Un leader dello Stato Islamico ucciso dagli Stati Uniti e la controffensiva governativa su Palmira coperta dai raid della Russia: la cooperazione militare tra le due super potenze, seppur non ufficiale, è realtà e fa da contraltare a quella diplomatica in corso a Ginevra.

Ieri Washington ha confermato l’uccisione del ceceno Tarkhan Batisashvili, meglio noto come Abu Umar al-Shishani, figura di spicco della struttura politica e militare dell’Isis: una sorta di ministro della guerra o l’equivalente di un ministro della Difesa. È morto dieci giorni fa nella città di Al-Shaddadi, fino a febbraio roccaforte islamista e ora in mano alle Forze Democratiche Siriane. Su di lui pesava una taglia da 5 milioni di dollari.

Un punto a favore del Pentagono visto il ruolo centrale che Abu Umar aveva nella programmazione e gestione delle operazioni in Siria. Ma il Cremlino ne segna qualcuno di più perché, mentre fa bella mostra della buona volontà nella soluzione della crisi siriana, con un piede resta nel paese. Ieri la tv libanese al-Manar riportava dell’avanzata delle truppe di Damasco intorno alla città di Palmira, nel centro del paese. Da giorni l’esercito governativo assedia la città nota per il suo sito archeologico, semi distrutto dalla brutalità islamista, ma ieri ha guadagnato ulteriore terreno grazie al sostegno aereo russo.

Dopotutto il presidente Putin era stato chiaro: il ritiro di buona parte delle truppe e dei cacciabombardieri non significa la fine delle operazioni militari contro i gruppi islamisti in Siria. Lo ha confermato ieri il vice ministro della Difesa, Nikolay Pankov: i raid aerei continueranno. Nelle stesse ore i primi elicotteri e jet rientravano in Russia dove i piloti sono stati accolti da folle festanti.

Fa festa anche l’inviato Onu, Staffan de Mistura: «L’annuncio del presidente Putin nel primo giorno di dialogo siriano a Ginevra è un significativo sviluppo, che speriamo avrà un impatto positivo sul progresso dei negoziati». Molto meno ottimiste e molto più sospettose sono le opposizioni, prese in contropiede da una decisione che toglie agli avversari di Assad (Turchia e Golfo in testa) molte argomentazioni: tra le precondizioni con cui erano stati giustificati i precedenti boicottaggi del dialogo c’erano proprio le operazioni militari russe.

Tra le fila dei soddisfatti si auto-annovera anche il Fronte al-Nusra che ieri all’Afp ha annunciato il via ad un’offensiva su larga scala dopo il ritiro russo: «È chiaro che la Russia è stata sconfitta – ha commentato un comandante del gruppo qaedista – Entro 48 ore al-Nusra lancerà un’offensiva.
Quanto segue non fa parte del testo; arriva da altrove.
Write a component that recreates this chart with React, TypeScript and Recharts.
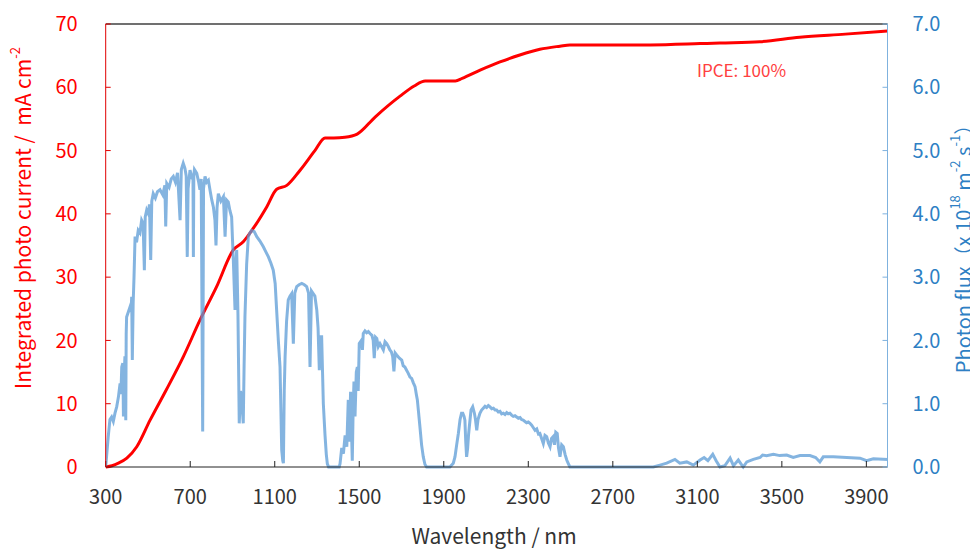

Il motivo del ritiro è solo uno: i russi sostenevano il regime, ma il regime è stato incapace di tenersi i territori che controllava. Se non fosse stato per gli aerei da guerra russi, saremmo già a Latakia»

Per ora non si sa ancora con esattezza quanti uomini e quanti aerei da guerra resteranno in Siria, di certo la base aerea di Hmeimin a Latakia e quella navale di Tartus continueranno a funzionare. Un ritiro, quindi, parziale ma che darebbe una spinta alle ambizioni russe nella regione: attraverso la partecipazione ai piani internazionali di guerra al terrore, la Russia si cuce addosso la legittimità necessaria ad ottenere la propria consistente fetta di torta mediorientale.

Insomma, con un contingente militare più ridotto, Putin potrebbe ottenere risultati migliori. La “mission accomplished” di cui parlava lunedì sera il presidente russo sta proprio nell’obiettivo centrato del negoziato: le opposizioni sono state portate a Ginevra e gli Stati Uniti condividono con Mosca l’agenda futura.